Monday, Sep. 29, 1958

St. Martin in K.C.

Kansas City, Mo. last week unveiled its handsomest sculptural adornment, a towering group surrounded by fountains on the paved mall near the William Rockhill Nelson Gallery of Art. The bronze statues, paid for with money from schoolchildren and local organizations, were dedicated to Kansas City's greatest philanthropist, German-born William Volker, a household-goods merchant (picture frames, window shades) who became a multimillionaire, gave away an estimated $10 million in charity before he died in 1947. As the last work of the late great Swedish-born Sculptor Carl Milles (TIME Color, June 27, 1955), the memorial was also a tribute to the sculptor, who more than any other believed art should be public and placed in the sunlight to be enjoyed.

Sculptor Milles began what turned out to be his last work in Michigan's Cranbrook Academy of Art in 1950, finished five years later in Rome, called it "the most difficult statue I have made." Milles early turned down the suggested subject for the memorial, a figure of the Good Samaritan, in favor of St. Martin of Tours, a 4th century Roman soldier. Something of a Samaritan himself, St. Martin, in the depths of the drastic, winter of 332 A.D. in France, cut his cloak in two with his sword and gave half to a freezing beggar. To give full scope to his heroic theme, Milles carved a 14-ft.-high figure of St. Martin on horseback splitting his cloak, and the beggar, hand upraised, at the base of the pedestal.

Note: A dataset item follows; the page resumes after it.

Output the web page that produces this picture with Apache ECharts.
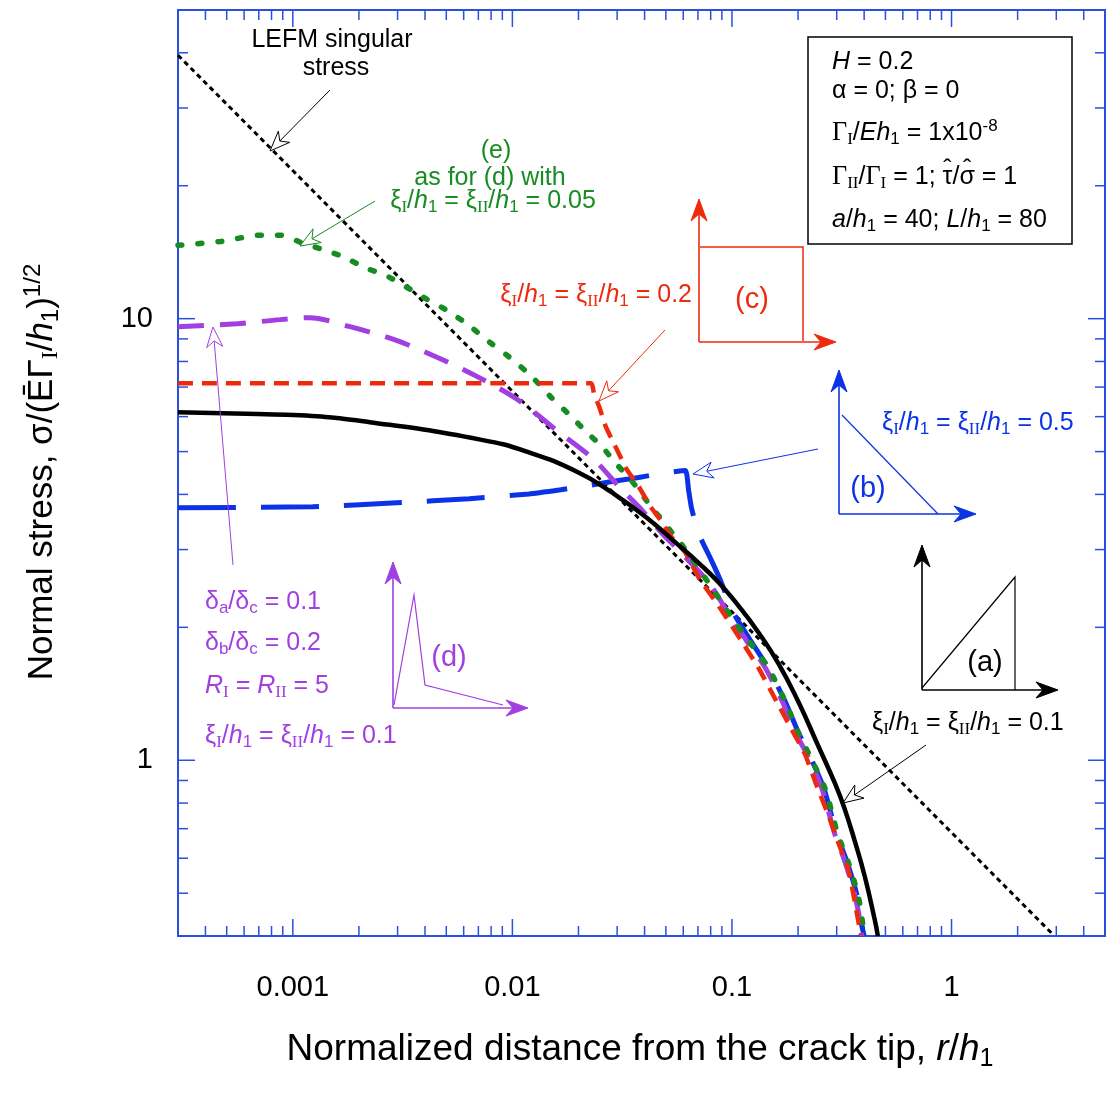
<!DOCTYPE html>
<html><head><meta charset="utf-8">
<script src="https://cdn.jsdelivr.net/npm/echarts@6/dist/echarts.min.js"></script>
<style>html,body{margin:0;padding:0;background:#fff}#c{width:1106px;height:1093px}</style>
</head><body><div id="c"></div>
<script>
const SANS = '"Liberation Sans", Arial, Helvetica, sans-serif';
const SERIF = '"Liberation Serif", "Times New Roman", serif';
const AXIS = '#2a4fe0';
const RED = '#ee2a0e', GREEN = '#168c22', PURPLE = '#a13fe0', BLUE = '#0c32e6', BLACK = '#000';

// ---------- data ----------
const xTickLabels = [0.001, 0.01, 0.1, 1];
const yTickLabels = [1, 10];
const xMajorTicks = [0.001, 0.01, 0.1, 1];
const xMinorTicks = [0.0004,0.0005,0.0006,0.0007,0.0008,0.0009,0.002,0.003,0.004,0.005,0.006,0.007,0.008,0.009,
  0.02,0.03,0.04,0.05,0.06,0.07,0.08,0.09,0.2,0.3,0.4,0.5,0.6,0.7,0.8,0.9,2,3,4];
const yMajorTicks = [1, 10];
const yMinorTicks = [0.4,0.5,0.6,0.7,0.8,0.9,2,3,4,5,6,7,8,9,20,30,40];

// LEFM singular stress (straight line, slope -1/2)
const lefmR = [0.0003, 2.9];
const lefmS = [39.5, 0.403];
// (a) xi/h1 = 0.1, black solid
const aR = [0.0003,0.00069,0.00108,0.00224,0.00706,0.0119,0.0201,0.0284,0.0404,0.0571,0.0704,0.0868,0.1069,0.1318,0.1624,0.2001,0.2467,0.2946,0.327,0.3632,0.4032,0.4475,0.4618];
const aS = [6.14,6.08,6.04,5.83,5.33,4.98,4.48,4.04,3.56,3.07,2.80,2.53,2.24,1.95,1.66,1.36,1.08,0.886,0.773,0.654,0.544,0.434,0.40];
// (b) xi/h1 = 0.5, blue
const bR = [0.0003,0.00123,0.00297,0.00636,0.0119,0.0166,0.0223,0.0284,0.0376,0.0499,0.0614,0.0634,0.0654,0.0703,0.0805,0.0885,0.1014,0.1213,0.1462,0.1746,0.200,0.229,0.2626,0.3006,0.334,0.3709,0.39,0.40];
const bS = [3.73,3.75,3.83,3.91,4.01,4.10,4.19,4.28,4.37,4.48,4.53,4.10,3.73,3.27,2.84,2.56,2.16,1.87,1.62,1.36,1.16,1.01,0.863,0.678,0.589,0.495,0.423,0.40];
// (c) xi/h1 = 0.2, red
const cR = [0.0003,0.0228,0.0236,0.0248,0.0266,0.0296,0.0332,0.0376,0.0426,0.0473,0.0531,0.0614,0.0703,0.0895,0.110,0.132,0.157,0.186,0.2155,0.239,0.274,0.304,0.338,0.363,0.386];
const cS = [7.14,7.14,6.70,6.34,5.70,5.11,4.55,4.17,3.75,3.50,3.20,2.95,2.60,2.19,1.87,1.62,1.38,1.18,1.03,0.896,0.754,0.653,0.568,0.477,0.402];
// (d) trapezoid-peak law, purple
const dR = [0.0003,0.000557,0.000873,0.00119,0.00182,0.0029,0.00451,0.00685,0.0105,0.0163,0.0235,0.0305,0.0388,0.0479,0.0571,0.0781,0.0964,0.1161,0.1418,0.1695,0.1941,0.2243,0.2569,0.2947,0.327,0.363,0.386,0.39];
const dS = [9.59,9.74,9.95,10.05,9.59,8.96,8.19,7.41,6.57,5.53,4.80,4.17,3.69,3.27,2.99,2.53,2.15,1.87,1.62,1.36,1.16,1.01,0.863,0.678,0.589,0.495,0.423,0.40];
// (e) as (d) with xi/h1 = 0.05, green
const eR = [0.0003,0.000471,0.000716,0.000883,0.00111,0.0014,0.00172,0.00212,0.0027,0.00402,0.00505,0.00636,0.00784,0.00966,0.0122,0.0150,0.0185,0.0218,0.0255,0.0296,0.0339,0.0384,0.0431,0.0488,0.0542,0.0602,0.0805,0.0993,0.1186,0.1462,0.1746,0.200,0.229,0.2654,0.304,0.338,0.375,0.395,0.40];
const eS = [14.66,14.96,15.45,15.45,14.82,14.29,13.77,13.06,12.47,11.11,10.43,9.64,8.86,8.19,7.41,6.64,6.01,5.53,5.14,4.70,4.37,4.04,3.73,3.47,3.24,3.04,2.47,2.11,1.87,1.62,1.36,1.16,1.01,0.863,0.678,0.589,0.495,0.423,0.40];

// ---------- helpers ----------
const pairs = (r, s) => r.map((v, i) => [v, s[i]]);
function near(v, arr) { return arr.find(a => Math.abs(v - a) / a < 1e-6); }
const cv = document.createElement('canvas').getContext('2d');
function tw(size, fam, s) { cv.font = size + 'px ' + fam; return cv.measureText(s).width; }

function rich(size, color) {
  const lh = Math.round(size * 1.2);
  const off = Math.round(size * 0.36);
  const small = Math.round(size * 0.68);
  const h = lh - 2 * off;
  return {
    n: {fontFamily: SANS, fontSize: size, fill: color, lineHeight: lh},
    i: {fontFamily: SANS, fontSize: size, fontStyle: 'italic', fill: color, lineHeight: lh},
    g: {fontFamily: SERIF, fontSize: size * 1.05, fill: color, lineHeight: lh},
    s: {fontFamily: SANS, fontSize: small, fill: color, lineHeight: h, verticalAlign: 'bottom'},
    r: {fontFamily: SERIF, fontSize: small, fill: color, lineHeight: h, verticalAlign: 'bottom'},
    p: {fontFamily: SANS, fontSize: small, fill: color, lineHeight: h, verticalAlign: 'top'}
  };
}
function T(x, y, text, size, color, align, rot) {
  return {
    type: 'text', x: x, y: y, rotation: rot || 0, z: 50,
    style: {text: text, rich: rich(size, color), fontFamily: SANS, fontSize: size, fill: color,
      align: align || 'center', verticalAlign: 'middle', textAlign: align || 'center', textVerticalAlign: 'middle'}
  };
}
function line(pts, color, w) {
  return {type: 'polyline', z: 40, shape: {points: pts}, style: {stroke: color, lineWidth: w || 1, fill: null}};
}
function head(x1, y1, x2, y2, color, hollow) {
  const dx = x2 - x1, dy = y2 - y1, L0 = Math.hypot(dx, dy);
  const ux = dx / L0, uy = dy / L0, vx = -uy, vy = ux;
  const L = hollow ? 20 : 22, w = 8, n = hollow ? 6 : 7;
  const pts = [[x2, y2], [x2 - L * ux + w * vx, y2 - L * uy + w * vy], [x2 - (L - n) * ux, y2 - (L - n) * uy], [x2 - L * ux - w * vx, y2 - L * uy - w * vy]];
  return {
    el: {type: 'polygon', z: 45, shape: {points: pts}, style: hollow ? {fill: '#fff', stroke: color, lineWidth: 1} : {fill: color, stroke: color, lineWidth: 1}},
    notch: pts[2]
  };
}
function arrow(x1, y1, x2, y2, color, hollow, w) {
  const h = head(x1, y1, x2, y2, color, hollow);
  return [line([[x1, y1], h.notch], color, w || 1), h.el];
}
function xi(v) { return '{n|ξ}{r|I}{n|/}{i|h}{s|1}{n| = ξ}{r|II}{n|/}{i|h}{s|1}{n| = ' + v + '}'; }

// hat positions on the tau/sigma ratio in the box
const boxX = 832;
const tauX = boxX + tw(26.25, SERIF, 'Γ') + tw(17, SERIF, 'II') + tw(25, SANS, '/') + tw(26.25, SERIF, 'Γ') + tw(17, SERIF, 'I') + tw(25, SANS, ' = 1; ');
const tauC = tauX + tw(25, SANS, 'τ') / 2;
const sigC = tauX + tw(25, SANS, 'τ/') + tw(25, SANS, 'σ') / 2;

const graphics = [].concat(
  // LEFM
  [T(332, 40, '{n|LEFM singular}', 25, BLACK), T(336, 68, '{n|stress}', 25, BLACK)],
  arrow(330, 90, 270, 151, BLACK, true),
  // (e) green
  [T(496, 151, '{n|(e)}', 25, GREEN), T(490, 178, '{n|as for (d) with}', 25, GREEN), T(493, 201, xi('0.05'), 25, GREEN)],
  arrow(375, 201, 300, 246, GREEN, true),
  // red (c)
  [T(692, 295, xi('0.2'), 25, RED, 'right'), T(752, 300, '{n|(c)}', 29, RED)],
  arrow(665, 330, 599, 401, RED, true),
  arrow(699, 342, 699, 199, RED, false, 1.6),
  arrow(699, 342, 836, 342, RED, false, 1.6),
  [line([[700, 247], [803, 247], [803, 341]], RED, 1.5)],
  // blue (b)
  [T(882, 423, xi('0.5'), 25, BLUE, 'left'), T(868, 489, '{n|(b)}', 29, BLUE)],
  arrow(818, 449, 693, 474, BLUE, true),
  arrow(839, 514, 839, 370, BLUE, false, 1.6),
  arrow(839, 514, 976, 514, BLUE, false, 1.6),
  [line([[842, 415], [938, 514]], BLUE, 1.2)],
  // black (a)
  [T(872, 723, xi('0.1'), 25, BLACK, 'left'), T(985, 663, '{n|(a)}', 29, BLACK)],
  arrow(926, 745, 843, 803, BLACK, true),
  arrow(922, 690, 922, 545, BLACK, false, 1.6),
  arrow(922, 690, 1058, 690, BLACK, false, 1.6),
  [line([[922, 688], [1015, 577], [1015, 690]], BLACK, 1.2)],
  // purple (d)
  [T(205, 602, '{n|δ}{s|a}{n|/δ}{s|c}{n| = 0.1}', 25, PURPLE, 'left'),
   T(205, 643, '{n|δ}{s|b}{n|/δ}{s|c}{n| = 0.2}', 25, PURPLE, 'left'),
   T(205, 686, '{i|R}{r|I}{n| = }{i|R}{r|II}{n| = 5}', 25, PURPLE, 'left'),
   T(205, 736, xi('0.1'), 25, PURPLE, 'left'),
   T(449, 658, '{n|(d)}', 29, PURPLE)],
  arrow(233, 565, 213, 327, PURPLE, true),
  arrow(393, 708, 393, 562, PURPLE, false, 1.6),
  arrow(393, 708, 528, 708, PURPLE, false, 1.6),
  [line([[394, 705], [414, 595], [425, 685], [503, 705]], PURPLE, 1.2)],
  // parameter box
  [{type: 'rect', z: 40, shape: {x: 808, y: 37, width: 264, height: 207}, style: {fill: '#fff', stroke: BLACK, lineWidth: 1.5}},
   T(boxX, 62, '{i|H}{n| = 0.2}', 25, BLACK, 'left'),
   T(boxX, 91, '{n|α = 0; β = 0}', 25, BLACK, 'left'),
   T(boxX, 133, '{g|Γ}{r|I}{n|/}{i|Eh}{s|1}{n| = 1x10}{p|-8}', 25, BLACK, 'left'),
   T(boxX, 177, '{g|Γ}{r|II}{n|/}{g|Γ}{r|I}{n| = 1; τ/σ = 1}', 25, BLACK, 'left'),
   T(tauC, 170, '{n|ˆ}', 25, BLACK), T(sigC, 170, '{n|ˆ}', 25, BLACK),
   T(boxX, 220, '{i|a}{n|/}{i|h}{s|1}{n| = 40; }{i|L}{n|/}{i|h}{s|1}{n| = 80}', 25, BLACK, 'left')],
  // axis titles
  [T(640, 1050, '{n|Normalized distance from the crack tip, }{i|r}{n|/}{i|h}{s|1}', 37, BLACK),
   T(42, 472, '{n|Normal stress, σ/(Ē}{n|Γ}{r|I}{n|/}{i|h}{s|1}{n|)}{p|1/2}', 35, BLACK, 'center', Math.PI / 2)]
);

const tickData = [].concat(
  xMajorTicks.map(v => [v, 1, 0]), xMinorTicks.map(v => [v, 1, 1]),
  yMajorTicks.map(v => [0.01, v, 2]), yMinorTicks.map(v => [0.01, v, 3])
);

const chart = echarts.init(document.getElementById('c'), null, {renderer: 'canvas'});
chart.setOption({
  animation: false,
  backgroundColor: '#fff',
  grid: {left: 178, right: 1, top: 10, bottom: 157, show: true, borderColor: AXIS, borderWidth: 2, backgroundColor: 'transparent'},
  xAxis: {
    type: 'log', logBase: 10, min: 0.0003, max: 5,
    axisLine: {show: false}, axisTick: {show: false}, splitLine: {show: false}, minorTick: {show: false},
    axisLabel: {show: true, margin: 37, fontSize: 29, fontFamily: SANS, color: '#000', showMinLabel: false, showMaxLabel: false,
      formatter: v => { const m = near(v, xTickLabels); return m === undefined ? '' : String(m); }}
  },
  yAxis: {
    type: 'log', logBase: 10, min: 0.4, max: 50,
    axisLine: {show: false}, axisTick: {show: false}, splitLine: {show: false},
    axisLabel: {show: true, margin: 25, fontSize: 29, fontFamily: SANS, color: '#000', showMinLabel: false, showMaxLabel: false,
      formatter: v => { const m = near(v, yTickLabels); return m === undefined ? '' : String(m); }}
  },
  series: [
    {type: 'custom', name: 'ticks', data: tickData, silent: true, z: 1,
     renderItem: function (params, api) {
       const cs = params.coordSys;
       const kind = api.value(2);
       const len = (kind === 0 || kind === 2) ? 17 : 10;
       const st = {stroke: AXIS, lineWidth: 1.5};
       if (kind < 2) {
         const x = api.coord([api.value(0), 1])[0];
         return {type: 'group', children: [
           {type: 'line', shape: {x1: x, y1: cs.y + cs.height, x2: x, y2: cs.y + cs.height - len}, style: st},
           {type: 'line', shape: {x1: x, y1: cs.y, x2: x, y2: cs.y + len}, style: st}]};
       } else {
         const y = api.coord([0.01, api.value(1)])[1];
         return {type: 'group', children: [
           {type: 'line', shape: {x1: cs.x, y1: y, x2: cs.x + len, y2: y}, style: st},
           {type: 'line', shape: {x1: cs.x + cs.width, y1: y, x2: cs.x + cs.width - len, y2: y}, style: st}]};
       }
     }},
    {type: 'line', name: 'LEFM singular stress', data: pairs(lefmR, lefmS), symbol: 'none', z: 3,
     lineStyle: {color: BLACK, width: 3, type: [5, 4]}},
    {type: 'line', name: '(b) 0.5', data: pairs(bR, bS), symbol: 'none', z: 4, smooth: 0.15,
     lineStyle: {color: BLUE, width: 5, type: [58, 25]}},
    {type: 'line', name: '(d)', data: pairs(dR, dS), symbol: 'none', z: 5, smooth: 0.3,
     lineStyle: {color: PURPLE, width: 5, type: [26, 16]}},
    {type: 'line', name: '(e)', data: pairs(eR, eS), symbol: 'none', z: 6, smooth: 0.3,
     lineStyle: {color: GREEN, width: 5.5, type: [4, 16], cap: 'round'}},
    {type: 'line', name: '(c) 0.2', data: pairs(cR, cS), symbol: 'none', z: 7, smooth: 0.15,
     lineStyle: {color: RED, width: 4.5, type: [15, 9]}},
    {type: 'line', name: '(a) 0.1', data: pairs(aR, aS), symbol: 'none', z: 8, smooth: 0.5,
     lineStyle: {color: BLACK, width: 4.5}}
  ],
  graphic: {elements: graphics}
});
</script></body></html>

Life-loving Milles could not resist adding grace notes of Puckish humor to the attendant figures, two angels and a faun. To visitors who came to see the all-but-complete figures in the studio, Milles did his tongue-in-cheek best to explain away the oddities: "Why is there an angel playing the flute? Horses love music, didn't you know? Why did I put the angel on one side? Don't you think God sends his people down to see what we are doing? The other angel has a wristwatch; I don't know why, but he has it. Why is he scratching his leg? Because there are so many mosquitoes on earth. What is the faun doing? He is watching the angel. He has never seen an angel either."